The mother of a British aid worker who has been shown handcuffed on Russian TV said he was "not acting in his natural way" during the interview.
Paul Urey, 45, was one of two aid workers seized at a checkpoint in southeastern Ukraine last Monday, 25 April.
He was captured alongside his 22-year-old colleague Dylan Healy.
During the interview, Mr Urey claimed he wanted to visit Ukraine "to see if it was as bad as the news said" but it is not known if he was speaking under duress.
His mother, Linda, said: "I have watched the interview on Russian TV of my son Paul Urey.
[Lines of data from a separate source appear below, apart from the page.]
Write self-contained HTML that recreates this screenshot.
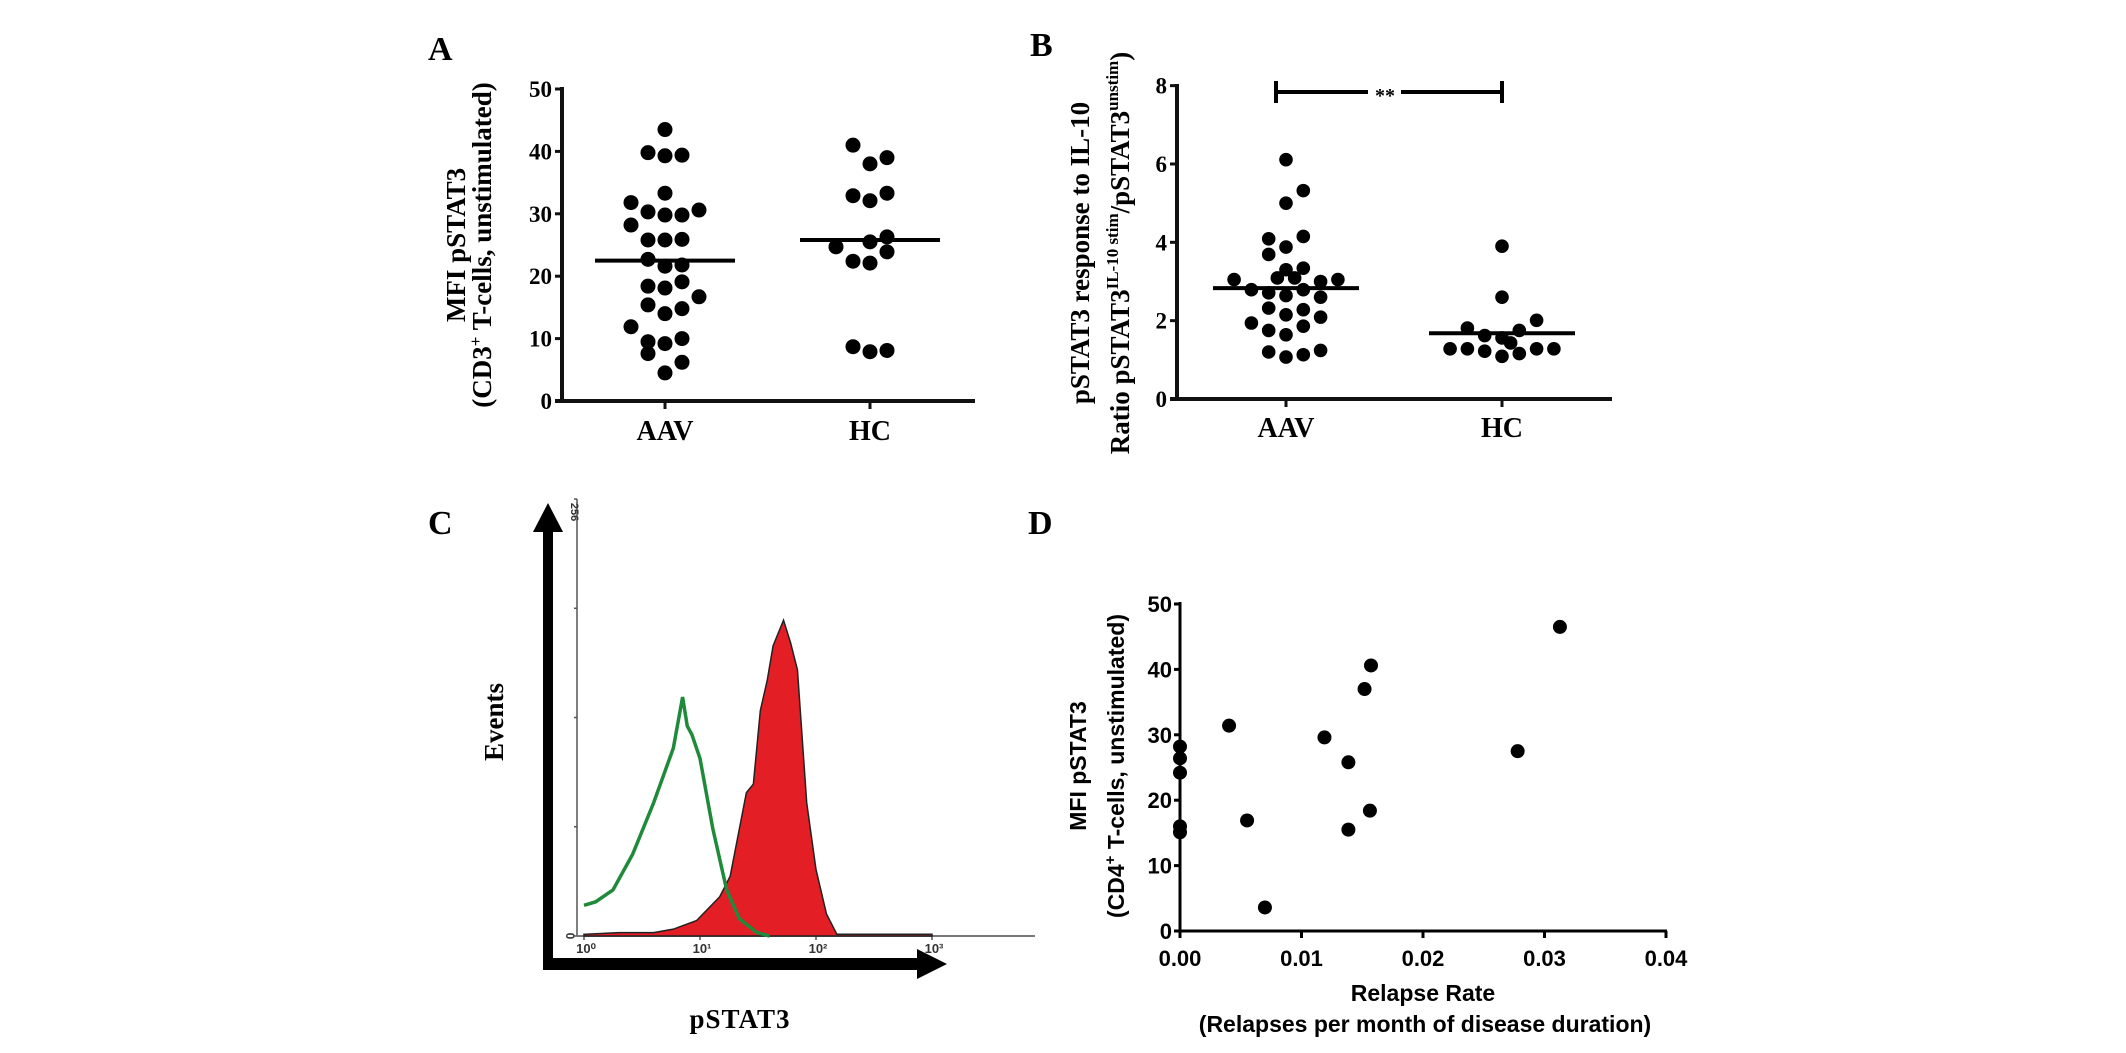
<!DOCTYPE html>
<html><head><meta charset="utf-8"><style>
html,body{margin:0;padding:0;background:#fff;}
svg{display:block;}
.serif{font-family:"Liberation Serif",serif;font-weight:bold;}
.sans{font-family:"Liberation Sans",sans-serif;font-weight:bold;}
</style></head><body>
<svg id="fig" width="2126" height="1053" viewBox="0 0 2126 1053" xmlns="http://www.w3.org/2000/svg">
<rect width="2126" height="1053" fill="#fff"/>
<g class="serif" font-size="34">
<text x="428" y="60">A</text>
<text x="1030" y="56">B</text>
<text x="428" y="534">C</text>
<text x="1028" y="534">D</text>
</g>
<g class="serif" font-size="27" text-anchor="middle">
<text transform="translate(465,245) rotate(-90)">MFI pSTAT3</text>
<text transform="translate(491,245) rotate(-90)">(CD3<tspan font-size="17" dy="-10">+</tspan><tspan dy="10"> T-cells, unstimulated)</tspan></text>
<text transform="translate(1089,253) rotate(-90)">pSTAT3 response to IL-10</text>
<text transform="translate(1129,253) rotate(-90)">Ratio pSTAT3<tspan font-size="17" dy="-11">IL-10 stim</tspan><tspan dy="11">/pSTAT3</tspan><tspan font-size="17" dy="-11">unstim</tspan><tspan dy="11">)</tspan></text>
<text transform="translate(503,722) rotate(-90)">Events</text>
<text x="740" y="1028" letter-spacing="1">pSTAT3</text>
</g>
<g class="sans" font-size="23" text-anchor="middle">
<text transform="translate(1086,766) rotate(-90)">MFI pSTAT3</text>
<text transform="translate(1124,766) rotate(-90)">(CD4<tspan font-size="15" dy="-9">+</tspan><tspan dy="9"> T-cells, unstimulated)</tspan></text>
<text x="1423" y="1001">Relapse Rate</text>
<text x="1425" y="1032">(Relapses per month of disease duration)</text>
</g>
<g id="plots"></g>
</svg>
<script>
// ---- Panel A data ----
const catsA = ["AAV","HC"];
const aavA = [43.5,39.8,39.3,39.4,33.3,31.8,30.3,29.8,29.8,30.6,28.2,25.8,25.8,25.9,22.7,21.6,21.8,18.4,18.1,19.1,16.7,15.4,14.0,14.8,11.9,9.5,9.2,10.0,7.6,6.2,4.5];
const aavASlot = [0,-1,0,1,0,-2,-1,0,1,2,-2,-1,0,1,-1,0,1,-1,0,1,2,-1,0,1,-2,-1,0,1,-1,1,0];
const hcA = [41.0,38.0,39.0,32.9,32.1,33.3,24.7,25.5,26.3,23.9,22.4,22.1,8.7,7.9,8.1];
const hcASlot = [-1,0,1,-1,0,1,-2,0,1,1,-1,0,-1,0,1];
const mediansA = [22.5,25.8];
const ticksA = [0,10,20,30,40,50];
// ---- Panel B data ----
const catsB = ["AAV","HC"];
const aavB = [6.11,5.32,5.00,4.09,4.15,3.88,3.69,3.30,3.34,3.05,3.09,3.09,3.00,3.05,2.79,2.71,2.64,2.79,2.60,2.32,2.28,2.15,2.09,1.94,1.75,1.86,1.64,1.20,1.24,1.07,1.13];
const aavBSlot = [0,1,0,-1,1,0,-1,0,1,-3,-0.5,0.5,2,3,-2,-1,0,1,2,-1,1,0,2,-2,-1,1,0,-1,2,0,1];
const hcB = [3.90,2.60,2.01,1.81,1.75,1.62,1.56,1.43,1.28,1.28,1.22,1.09,1.16,1.28,1.28];
const hcBSlot = [0,0,2,-2,1,-1,0,0.5,-3,-2,-1,0,1,2,3];
const mediansB = [2.83,1.68];
const ticksB = [0,2,4,6,8];
// ---- Panel C data (log10 fluorescence vs events) ----
const greenLog = [0,0.1,0.25,0.42,0.6,0.77,0.85,0.89,0.93,1.0,1.11,1.23,1.34,1.49,1.6];
const greenCounts = [18,20,27,48,78,110,140,123,118,104,63,27,10,2,0];
const redLog = [0,0.3,0.6,0.77,0.97,1.17,1.26,1.4,1.46,1.52,1.58,1.63,1.72,1.78,1.84,1.92,2.0,2.09,2.18,2.4,3.0];
const redCounts = [1,2,2,4,9,23,35,84,89,132,150,170,185,172,156,78,39,13,1,1,1];
const decadeLabels = ["10\u2070","10\u00b9","10\u00b2","10\u00b3"];
// ---- Panel D data ----
const relapseRate = [0,0,0,0,0,0.00404,0.00552,0.00699,0.01189,0.01386,0.01386,0.01519,0.01572,0.01563,0.02779,0.03127];
const mfiD = [28.2,26.4,24.2,16.0,15.1,31.4,16.9,3.6,29.6,25.8,15.5,37.0,40.6,18.4,27.5,46.5];
const ticksDx = [0,0.01,0.02,0.03,0.04];
const ticksDy = [0,10,20,30,40,50];

const NS = "http://www.w3.org/2000/svg";
const root = document.getElementById('plots');
function mk(tag, attrs, parent, text){
  const e = document.createElementNS(NS, tag);
  for (const k in attrs) e.setAttribute(k, attrs[k]);
  if (text !== undefined) e.textContent = text;
  (parent||root).appendChild(e);
  return e;
}

// ===== Panel A =====
(function(){
  const g = mk('g', {});
  
  
  const y = v => 401 - v * 6.24;
  const cx = [665, 870];
  const col = 17;
  let l = mk('line',{x1:562,y1:87,x2:562,y2:403,stroke:'#111','stroke-width':4},g);
  
  
  l = mk('line',{x1:555,y1:401,x2:975,y2:401,stroke:'#111','stroke-width':4},g);
  
  
  ticksA.forEach(t => {
    mk('line',{x1:555,y1:y(t),x2:562,y2:y(t),stroke:'#111','stroke-width':3},g);
    const tx = mk('text',{x:552,y:y(t)+8,'text-anchor':'end','font-size':23,class:'serif'},g,String(t));
    
    
  });
  catsA.forEach((c,i) => {
    mk('line',{x1:cx[i],y1:401,x2:cx[i],y2:409,stroke:'#111','stroke-width':3},g);
    const tx = mk('text',{x:cx[i],y:440,'text-anchor':'middle','font-size':28,class:'serif'},g,c);
    
    
  });
  [[aavA,aavASlot,0],[hcA,hcASlot,1]].forEach(([vals,slots,ci]) => {
    vals.forEach((v,i) => {
      const d = mk('circle',{cx:cx[ci]+slots[i]*col,cy:y(v),r:7.5,fill:'#000'},g);
      
      
    });
    const m = mk('line',{x1:cx[ci]-70,y1:y(mediansA[ci]),x2:cx[ci]+70,y2:y(mediansA[ci]),stroke:'#000','stroke-width':4},g);
    
    
  });
})();

// ===== Panel B =====
(function(){
  const g = mk('g', {});
  
  
  const y = v => 399 - v * 39.17;
  const cx = [1286, 1502];
  const col = 17.3;
  let l = mk('line',{x1:1177,y1:84,x2:1177,y2:401,stroke:'#111','stroke-width':4},g);
  
  
  l = mk('line',{x1:1170,y1:399,x2:1612,y2:399,stroke:'#111','stroke-width':4},g);
  
  
  ticksB.forEach(t => {
    mk('line',{x1:1170,y1:y(t),x2:1177,y2:y(t),stroke:'#111','stroke-width':3},g);
    const tx = mk('text',{x:1167,y:y(t)+8,'text-anchor':'end','font-size':23,class:'serif'},g,String(t));
    
    
  });
  catsB.forEach((c,i) => {
    mk('line',{x1:cx[i],y1:399,x2:cx[i],y2:407,stroke:'#111','stroke-width':3},g);
    const tx = mk('text',{x:cx[i],y:437,'text-anchor':'middle','font-size':28,class:'serif'},g,c);
    
    
  });
  [[aavB,aavBSlot,0],[hcB,hcBSlot,1]].forEach(([vals,slots,ci]) => {
    vals.forEach((v,i) => {
      const d = mk('circle',{cx:cx[ci]+slots[i]*col,cy:y(v),r:6.8,fill:'#000'},g);
      
      
    });
    const m = mk('line',{x1:cx[ci]-73,y1:y(mediansB[ci]),x2:cx[ci]+73,y2:y(mediansB[ci]),stroke:'#000','stroke-width':4},g);
    
    
  });
  const br = mk('g',{stroke:'#000','stroke-width':4},g);
  
  
  mk('line',{x1:1276,y1:92,x2:1368,y2:92},br);
  mk('line',{x1:1401,y1:92,x2:1502,y2:92},br);
  mk('line',{x1:1276,y1:81,x2:1276,y2:103},br);
  mk('line',{x1:1502,y1:81,x2:1502,y2:103},br);
  const st = mk('text',{x:1385,y:102,'text-anchor':'middle','font-size':20,class:'serif'},g,'**');
  
  
})();

// ===== Panel C =====
(function(){
  const g = mk('g', {});
  
  
  const x0 = 577, base = 936, top = 499;
  const xs = lg => 584 + lg * 116;
  const ys = c => base - c / 256 * (base - top);
  let a = mk('rect',{x:543,y:528,width:10,height:442,fill:'#000'},g);
  
  
  mk('polygon',{points:'533,532 548,503 563,532',fill:'#000'},g);
  a = mk('rect',{x:543,y:958,width:378,height:12,fill:'#000'},g);
  
  
  mk('polygon',{points:'917,949 947,964 917,979',fill:'#000'},g);
  let f = mk('line',{x1:x0,y1:top,x2:x0,y2:base,stroke:'#555','stroke-width':1.5},g);
  
  
  f = mk('line',{x1:x0,y1:base,x2:1035,y2:base,stroke:'#777','stroke-width':2},g);
  
  
  [0,64,128,192,256].forEach(t => mk('line',{x1:x0-3,y1:ys(t),x2:x0,y2:ys(t),stroke:'#555','stroke-width':1.5},g));
  decadeLabels.forEach((lab,i) => {
    mk('line',{x1:xs(i),y1:base,x2:xs(i),y2:base+4,stroke:'#555','stroke-width':1.5},g);
    const tx = mk('text',{x:xs(i)+2,y:base+17,'text-anchor':'middle','font-size':13,class:'sans',fill:'#333'},g,lab);
    
    
  });
  let t = mk('text',{transform:'translate(571,512) rotate(90)','font-size':11,class:'sans',fill:'#333','text-anchor':'middle'},g,'256');
  
  
  t = mk('text',{transform:'translate(566,936) rotate(90)','font-size':12,class:'sans',fill:'#333','text-anchor':'middle'},g,'0');
  
  
  let pts = [xs(redLog[0])+',' + base];
  redLog.forEach((lg,i) => pts.push(xs(lg)+','+ys(redCounts[i])));
  pts.push(xs(redLog[redLog.length-1])+','+base);
  const red = mk('polygon',{points:pts.join(' '),fill:'#e41e25',stroke:'#222','stroke-width':1.5},g);
  
  
  const gp = greenLog.map((lg,i) => xs(lg)+','+ys(greenCounts[i])).join(' ');
  const gr = mk('polyline',{points:gp,fill:'none',stroke:'#1f8a3a','stroke-width':3.5},g);
  
  
})();

// ===== Panel D =====
(function(){
  const g = mk('g', {});
  
  
  const xs = v => 1180 + v / 0.01 * 121.5;
  const ys = v => 931 - v * 6.54;
  let l = mk('line',{x1:1180,y1:602,x2:1180,y2:933,stroke:'#000','stroke-width':3},g);
  
  
  l = mk('line',{x1:1178,y1:931,x2:1667,y2:931,stroke:'#000','stroke-width':3},g);
  
  
  ticksDy.forEach(t => {
    mk('line',{x1:1174,y1:ys(t),x2:1180,y2:ys(t),stroke:'#000','stroke-width':3},g);
    const tx = mk('text',{x:1172,y:ys(t)+8,'text-anchor':'end','font-size':22,class:'sans'},g,String(t));
    
    
  });
  ticksDx.forEach(t => {
    mk('line',{x1:xs(t),y1:931,x2:xs(t),y2:938,stroke:'#000','stroke-width':3},g);
    const tx = mk('text',{x:xs(t),y:966,'text-anchor':'middle','font-size':22,class:'sans'},g,t.toFixed(2));
    
    
  });
  relapseRate.forEach((r,i) => {
    const d = mk('circle',{cx:xs(r),cy:ys(mfiD[i]),r:7,fill:'#000'},g);
    
    
  });
})();
</script>
</body></html>
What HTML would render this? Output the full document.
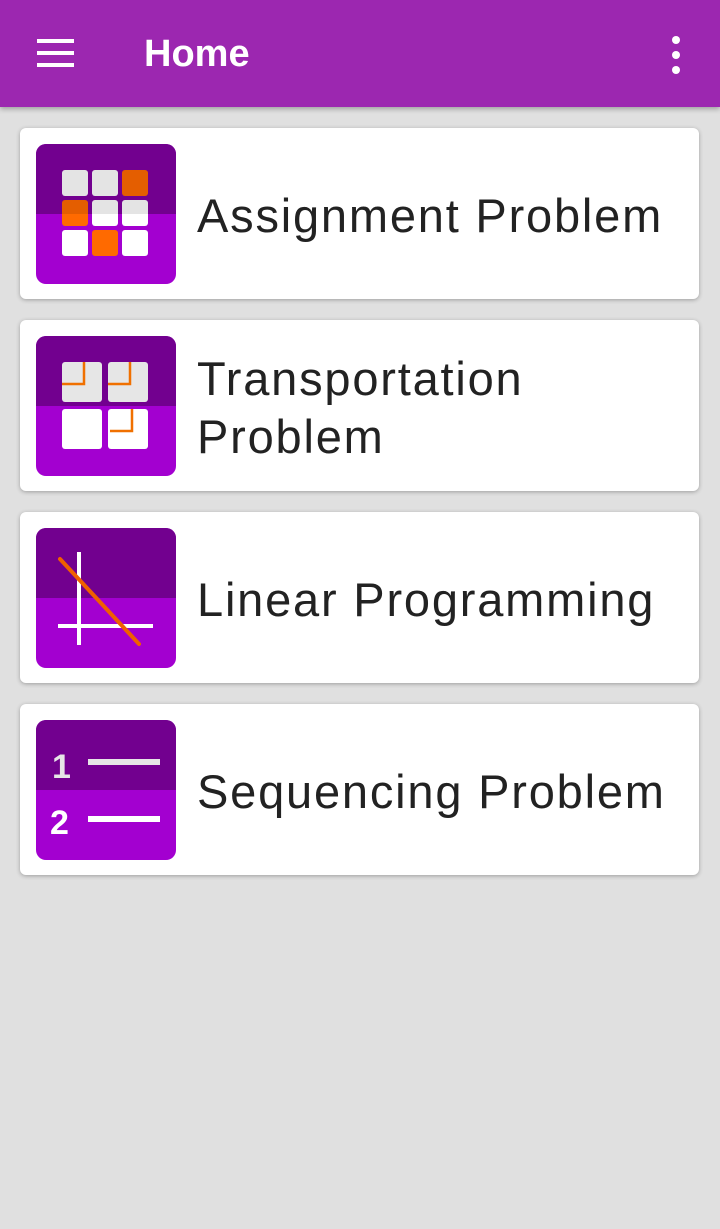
<!DOCTYPE html>
<html><head><meta charset="utf-8">
<style>
html,body{margin:0;padding:0}
body{width:720px;height:1229px;background:#e0e0e0;position:relative;overflow:hidden;font-family:"Liberation Sans",sans-serif}
.bar{position:absolute;left:0;top:0;width:720px;height:107px;background:#9c27b0;box-shadow:0 2px 5px rgba(0,0,0,0.3)}
.title{position:absolute;left:144px;top:30px;color:#fff;font-size:38px;font-weight:bold;line-height:48px}
.ham span{position:absolute;left:37px;width:37px;height:4px;background:#fff}
.dot{position:absolute;left:672px;width:8px;height:8px;border-radius:50%;background:#fff}
.card{position:absolute;left:20px;width:679px;height:171px;background:#fff;border-radius:6px;box-shadow:0 1px 4px rgba(0,0,0,0.3)}
.card svg{position:absolute;left:16px;top:16px}
.lbl{position:absolute;left:177px;color:#222;font-size:47px;line-height:58px;letter-spacing:1.8px}
</style></head><body>
<div class="bar">
 <div class="ham"><span style="top:39px"></span><span style="top:51px"></span><span style="top:63px"></span></div>
 <div class="title">Home</div>
 <div><div class="dot" style="top:36px"></div><div class="dot" style="top:51px"></div><div class="dot" style="top:66px"></div></div>
</div>

<div class="card" style="top:128px">
<svg width="140" height="140">
<defs><clipPath id="r1"><rect width="140" height="140" rx="10"/></clipPath><clipPath id="t1"><rect width="140" height="70"/></clipPath></defs>
<g clip-path="url(#r1)"><rect width="140" height="140" fill="#a300d0"/><rect width="140" height="70" fill="#72008f"/></g>
<g id="g1">
<rect x="26" y="26" width="26" height="26" rx="3" fill="#fff"/><rect x="56" y="26" width="26" height="26" rx="3" fill="#fff"/><rect x="86" y="26" width="26" height="26" rx="3" fill="#ff6a00"/>
<rect x="26" y="56" width="26" height="26" rx="3" fill="#ff6a00"/><rect x="56" y="56" width="26" height="26" rx="3" fill="#fff"/><rect x="86" y="56" width="26" height="26" rx="3" fill="#fff"/>
<rect x="26" y="86" width="26" height="26" rx="3" fill="#fff"/><rect x="56" y="86" width="26" height="26" rx="3" fill="#ff6a00"/><rect x="86" y="86" width="26" height="26" rx="3" fill="#fff"/>
</g>
<g clip-path="url(#t1)" opacity="0.1"><use href="#g1" style="filter:brightness(0)"/></g>
</svg>
<div class="lbl" style="top:59px">Assignment Problem</div>
</div>

<div class="card" style="top:320px">
<svg width="140" height="140">
<defs><clipPath id="r2"><rect width="140" height="140" rx="10"/></clipPath></defs>
<g clip-path="url(#r2)"><rect width="140" height="140" fill="#a300d0"/><rect width="140" height="70" fill="#72008f"/></g>
<rect x="26" y="26" width="40" height="40" rx="3" fill="#e6e6e6"/><rect x="72" y="26" width="40" height="40" rx="3" fill="#e6e6e6"/>
<rect x="26" y="73" width="40" height="40" rx="3" fill="#fff"/><rect x="72" y="73" width="40" height="40" rx="3" fill="#fff"/>
<g stroke="#f07000" stroke-width="2.5" fill="none">
<path d="M48 26V48H26"/><path d="M94 26V48H72"/><path d="M96 73V95H74"/></g>
</svg>
<div class="lbl" style="top:30px">Transportation<br>Problem</div>
</div>

<div class="card" style="top:512px">
<svg width="140" height="140">
<defs><clipPath id="r3"><rect width="140" height="140" rx="10"/></clipPath></defs>
<g clip-path="url(#r3)"><rect width="140" height="140" fill="#a300d0"/><rect width="140" height="70" fill="#72008f"/></g>
<line x1="43" y1="24" x2="43" y2="117" stroke="#fff" stroke-width="4"/>
<line x1="22" y1="98" x2="117" y2="98" stroke="#fff" stroke-width="4"/>
<line x1="24" y1="31" x2="103" y2="116" stroke="#f06000" stroke-width="4" stroke-linecap="round"/>
</svg>
<div class="lbl" style="top:59px">Linear Programming</div>
</div>

<div class="card" style="top:704px">
<svg width="140" height="140">
<defs><clipPath id="r4"><rect width="140" height="140" rx="10"/></clipPath></defs>
<g clip-path="url(#r4)"><rect width="140" height="140" fill="#a300d0"/><rect width="140" height="70" fill="#72008f"/></g>
<text x="16" y="58" font-family="Liberation Sans,sans-serif" font-size="34" font-weight="bold" fill="#e6e6e6">1</text>
<rect x="52" y="39" width="72" height="6" fill="#e6e6e6"/>
<text x="14" y="114" font-family="Liberation Sans,sans-serif" font-size="34" font-weight="bold" fill="#fff">2</text>
<rect x="52" y="96" width="72" height="6" fill="#fff"/>
</svg>
<div class="lbl" style="top:59px">Sequencing Problem</div>
</div>
</body></html>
"This is physically my son, but he is not acting in his natural way; his words are too matter of fact and his facial expressions make me not believe what he is saying. Normally he speaks fast and to the point.
"I know my son like every mother, and this is not him being natural."
'I told him not to go'
UK non-profit organisation Presidium Network said Mr Urey is a "family man with children" who didn't qualify for the army, so pursued work in the humanitarian sector.
Mr Urey last contacted the Presidium Network at 4am. Since then, they have received messages from someone claiming to be the volunteer, but who was unable to provide personal details to confirm their identity.
Ms Urey previously told Sky News his capture had left her feeling "like I want to die".
She said: "I don't know what to do anymore. It's horrible."
Ms Urey added: "I told him not to go. I said please don't go, he said: 'Mum, I can't live with myself knowing that people need my help to get to a safe place. I have to go'."
It comes after a British army veteran was killed and another British man went missing after they were believed to have travelled to Ukraine to fight against Russian forces.
Scott Sibley, 36, was confirmed as the first British national to have died in the war.
Injured Briton paraded on state TV
Andrew Hill has also been paraded on Russian state television after being captured by Russian forces, appearing with a bandaged left arm and a further bandage around his head.
He was filmed while being questioned, saying he had travelled to Ukraine of his own accord to help the country, Reuters reported.
Mr Hill signalled a connection with the International Legion, a unit set up by the Ukrainian government for foreigners who want to fight in support of the war effort.
Earlier this month, two British fighters, Shaun Pinner and Aiden Aslin, were captured by Moscow's forces.
The pair have been held in Ukraine and appeared on Russian state TV. They asked to be swapped for a Ukrainian politician who is close to Russian President Vladimir Putin.